During our interview, she speaks softly, clearly, and with intent, occasionally pausing to choose her words. She’s a great explainer, and gives me a very brief crash course on musical temperament. To no one’s surprise, she’s also a teacher; Wong teaches a music class at the East Bay German International School in Emeryville, as well as private cello and piano students.
Wong will soon add to her extensive list of collaborations with Bay Area ensembles and arts spaces — including the San Francisco Girls Chorus, San Francisco Conservatory of Music, BAMPFA, Center for New Music, and Del Sol String Quartet — and become the Asian Art Museum’s inaugural Sound/scapes performer, a role that seems almost tailor-made for her, a Bay Area-based, Chinese American artist immersed in the both the worlds of experimental audio and visual media.
“Theresa is recognized for her evocative, immersive, but accessible, style,” says Janet Oh, assistant curator of contemporary art and programs at the museum and the organizer of Sound/scapes. “She is an ideal artist to introduce the Sound/scapes program to our audiences — her boundary-breaking curiosity, imagination, and ability to draw parallels between visual art and performance show how even our oldest artworks can inspire new ways of thinking.”
This summer, Wong plans to give three unique, hour-long performances at the Asian Art Museum, each developed as an interpretation of artwork within its collections. The performances are free to attend with museum admission.
The first performance, on June 16, is based on visual artist Carlos Villa’s Painted Cloak. Villa’s work is a source of inspiration for Wong, largely because of his struggles with finding his own way as a Filipino American artist at a time when the art world was largely dominated by white men. Once upon a time, in art school, Villa was told there was “no such thing” as Filipino American art, Wong tells me. Villa sought to challenge those notions, and in his work drew from various ancient cultures — not only those that influenced Filipino traditional culture, but other world cultures too — and blended them into his modern art practice. It’s something Wong strives to achieve in her music.
Less than a month later, Wong will perform an entirely different program on July 14 inspired by the museum’s extensive collection of statues of the Bodhisattva Avalokiteshvara, also known in Chinese as Guanyin. The deity of compassion transcends cultures — with versions from Tibet, Japan, India, and China — and, interestingly, genders.
Wong’s interest in the bodhisattva also stems from her familiarity with them growing up. In Chinese mythology, she says, Guanyin’s name translates to the “one who hears all the sounds of the world.” She sees parallels between that and the job of a composer.
For the last performance of the series on August 18, Wong will be joined by koto player Kanoko Nishi-Smith for a set exploring the connections between an artist’s brushstrokes and the gesture of making sound on a string instrument. The performance, inspired by Uragami Gyokudo’s painting, Secluded Rivers, Rocks and Streams, will feature Wong on electric guitar, in addition to cello and voice.

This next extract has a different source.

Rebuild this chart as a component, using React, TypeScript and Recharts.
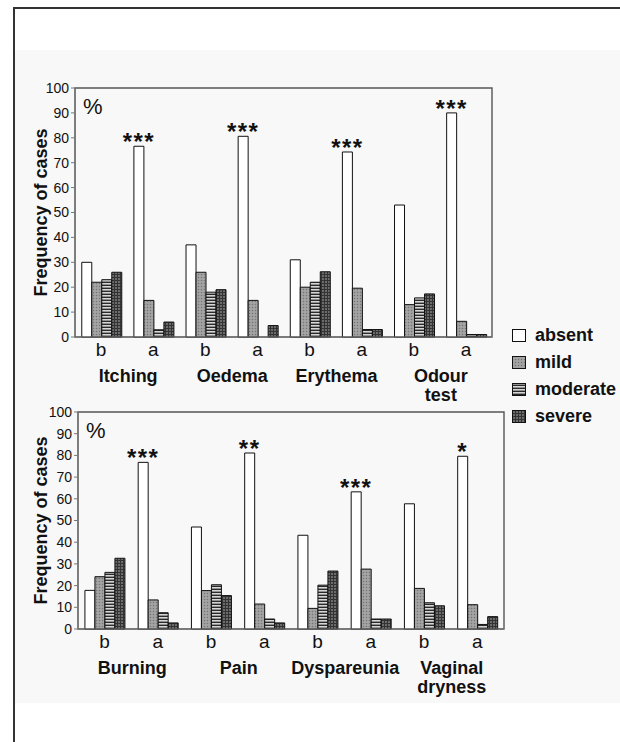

For Wong, sound is a source of wonder: “I find inspiration in so many things, and really simply in sound itself,” she says, “and the power of sound is that it can bring us to different states and different feelings of transformation.”
Wong hopes these performances will serve as an opportunity for audiences to reflect on where we all come from.
“It’s a personal exploration of art that’s connected to my family’s cultural history,” Wong says. “Looking at this artwork and interpreting it in my own way is helping me to see the connections of all the different cultures that we come from, rather than feeling that what’s so often reflected feels like a monoculture.”